Write patcher/new loader to load at $9000 and relocate itself over the old loader at $9C6F:
org $9000
clc
xce
rep #$30
ldx #$0000
relo lda patch,x
sta $9C6F,x
inx
inx
cpx #pend-patch2
bcc relo
* TEST area to insert other stuff
nop
nop
nop
nop
nop
nop
nop
nop
* TEST end
jmp $9478
patch = *
* new regular smartport loader to replace Load_Segment
org $9C6F
patch2
pha
sec
xce
sep #$30
lda #$41
sta $C029
lda #$F0
sta $C022
clc
xce
rep #$30
pla
sta $00
lda ($00)
sta blknum
]loadlp inc $00
inc $00
lda ($00)
sta buffer
inc $00
inc $00
lda ($00)
sta buffer+2
inc $00
inc $00
lda ($00)
beq ret
lsr
tay
inc $00
inc $00
]blklp phy
sec
xce
sep #$30
* TEST show info about the block we're about to read
lda blknum+1
jsr $FDDA
lda blknum
jsr $FDDA
lda #$A0
jsr $FDED
lda #$C0
jsr $FDED
lda #$A0
jsr $FDED
lda buffer+2
jsr $FDDA
lda buffer+1
jsr $FDDA
lda buffer
jsr $FDDA
lda #$A0
jsr $FDED
lda $01
jsr $FDDA
lda $00
jsr $FDDA
lda #$8D
jsr $FDED
* TEST end
jsr $C50D
db $41
adrl params
clc
xce
rep #$30
inc buffer+1
inc buffer+1
inc blknum
ply
dey
cpy #$00
bne ]blklp
jmp ]loadlp
ret rts
params db $03
db $01
buffer adrl $0
blknum adrl $0
pend = *
Compares with zero are for clarity.

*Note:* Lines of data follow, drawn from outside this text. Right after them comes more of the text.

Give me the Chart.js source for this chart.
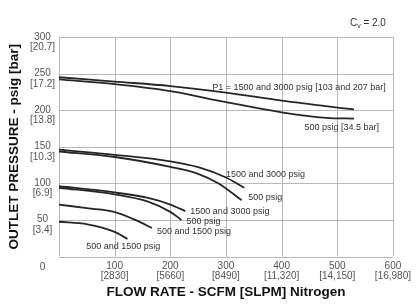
<!DOCTYPE html>
<html>
<head>
<meta charset="utf-8">
<script src="https://cdn.jsdelivr.net/npm/chart.js@4/dist/chart.umd.min.js"></script>
<style>
body{margin:0;background:#fff;}
#wrap{width:416px;height:305px;}
</style>
</head>
<body>
<div id="wrap"><canvas id="chart" width="416" height="305"></canvas></div>
<script>

// flow in SCFM, outlet pressure in psig
let flowP1=[0,100,200,300,400,530];
let psiP1=[245,239,233,224,213,201];
let flow500Top=[0,100,200,300,400,480,530];
let psi500Top=[242,235.5,226,211,197,189.5,188.5];

let flow150Hi=[0,100,200,250,300,333];
let psi150Hi=[146,139,130,122,108,94];
let flow150Lo=[0,100,200,250,286,328];
let psi150Lo=[143.5,136,122.5,113,100,77];

let flow100Hi=[0,100,160,200,227];
let psi100Hi=[96,87.5,80,71,62];
let flow100Lo=[0,100,160,200,220];
let psi100Lo=[94,85,75,61,50];

let flow70=[0,50,99,140,167];
let psi70=[71,66,61,49,39];
let flow50=[0,51,99,123];
let psi50=[47.5,44,34,24];

// tick labels
let xSlpm={100:"[2830]",200:"[5660]",300:"[8490]",400:"[11,320]",500:"[14,150]",600:"[16,980]"};
let yBar={50:"[3.4]",100:"[6.9]",150:"[10.3]",200:"[13.8]",250:"[17.2]",300:"[20.7]"};

// curve labels (text, flow, psig, align)
let curveText=["P1 = 1500 and 3000 psig [103 and 207 bar]","500 psig [34.5 bar]","1500 and 3000 psig","500 psig","1500 and 3000 psig","500 psig","500 and 1500 psig","500 and 1500 psig"];
let curveFlow=[587,575,300,340,236,229,176,49];
let curvePsi=[231,176,112.5,80,62,47.5,33.5,13.5];
let curveAlign=["right","right","left","left","left","left","left","left"];

let font="'Liberation Sans', Arial, sans-serif";
let gridColor="rgb(184,184,184)";

function pts(xs,ys){
return xs.map((x,i)=>({x:x,y:ys[i]}));
}

function line(xs,ys){
return {
data:pts(xs,ys),
borderColor:"#262626",
borderWidth:1.8,
pointRadius:0,
fill:false,
cubicInterpolationMode:"monotone"
};
}

const labelPlugin={
id:"curveLabels",
beforeDatasetsDraw(chart){
// plot grid, drawn through the scales
let ctx=chart.ctx;
let xs=chart.scales.x, ys=chart.scales.y;
let a=chart.chartArea;
ctx.save();
ctx.strokeStyle=gridColor;
ctx.lineWidth=1;
ctx.beginPath();
xs.ticks.forEach(t=>{
let px=Math.round(xs.getPixelForValue(t.value))+0.5;
ctx.moveTo(px,a.top);ctx.lineTo(px,a.bottom);
});
ys.ticks.forEach(t=>{
let py=Math.round(ys.getPixelForValue(t.value))+0.5;
ctx.moveTo(a.left,py);ctx.lineTo(a.right,py);
});
ctx.stroke();
ctx.restore();
},
afterDatasetsDraw(chart){
let ctx=chart.ctx;
let xs=chart.scales.x, ys=chart.scales.y;
ctx.save();
ctx.fillStyle="#333";
ctx.font="9px "+font;
ctx.textBaseline="middle";
curveText.forEach((t,i)=>{
ctx.textAlign=curveAlign[i];
ctx.fillText(t,xs.getPixelForValue(curveFlow[i]),ys.getPixelForValue(curvePsi[i]));
});
// Cv = 2.0
let right=xs.right-7;
ctx.font="10px "+font;
ctx.textAlign="left";
let w1=ctx.measureText("C").width;
ctx.font="7px "+font;
let w2=ctx.measureText("v").width;
ctx.font="10px "+font;
let w3=ctx.measureText(" = 2.0").width;
let x0=right-(w1+w2+w3);
let yy=23;
ctx.fillText("C",x0,yy);
ctx.font="7px "+font;
ctx.fillText("v",x0+w1,yy+3);
ctx.font="10px "+font;
ctx.fillText(" = 2.0",x0+w1+w2,yy);
ctx.restore();
}
};

new Chart(document.getElementById("chart"),{
type:"line",
data:{
datasets:[
line(flowP1,psiP1),
line(flow500Top,psi500Top),
line(flow150Hi,psi150Hi),
line(flow150Lo,psi150Lo),
line(flow100Hi,psi100Hi),
line(flow100Lo,psi100Lo),
line(flow70,psi70),
line(flow50,psi50)
]
},
options:{
responsive:false,
animation:false,
layout:{padding:{top:37,right:20,left:0,bottom:0}},
plugins:{legend:{display:false},tooltip:{enabled:false}},
scales:{
x:{
type:"linear",
min:0,max:600,
afterFit(s){ s.height=48.5; },
grid:{display:false,drawTicks:false},
border:{display:false},
ticks:{
stepSize:100,
padding:5,
color:"#555",
font:{family:font,size:10,lineHeight:1.0},
maxRotation:0,
callback:v=> v===0 ? "" : [String(v),xSlpm[v]]
},
title:{
display:true,
text:"FLOW RATE - SCFM [SLPM] Nitrogen",
color:"#111",
font:{family:font,size:13.5,weight:"bold"},
padding:{top:0,bottom:5}
}
},
y:{
min:0,max:300,
afterFit(s){ s.width=59; },
grid:{display:false,drawTicks:false},
border:{display:false},
ticks:{
stepSize:50,
padding:4,
crossAlign:"center",
labelOffset:5,
color:"#555",
font:{family:font,size:10,lineHeight:1.05},
callback:v=> v===0 ? ["","0"] : [String(v),yBar[v]]
},
title:{
display:true,
text:"OUTLET PRESSURE - psig [bar]",
color:"#111",
font:{family:font,size:13.5,weight:"bold"},
padding:{top:6,bottom:0}
}
}
}
},
plugins:[labelPlugin]
});

</script>
</body>
</html>
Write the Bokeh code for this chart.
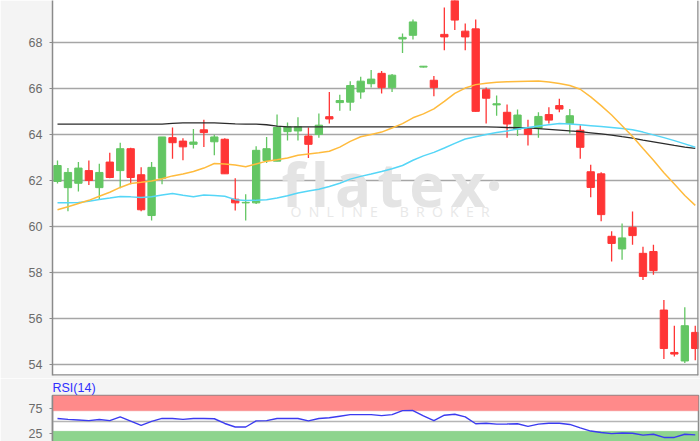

The interesting thing is that I jump to $9478 instead of $9400, which means I jump over the rewriting of the toolbox vectors. If I jump straight to $9400, the loader will crash about halfway through on my ROM 3 + CFFA3000, although it runs fine in an emulator. Does CFFA3000 extended smartport call invoke tools? Maybe, too lazy to find out right now. Also I don't derive $C50D properly, which is fine in this case because the target interface is known (CFFA card).
Used Block Warden to Follow the assembled Merlin output, then Change to slot5 drive1, then Write it to block $0600 of the Modulae disk.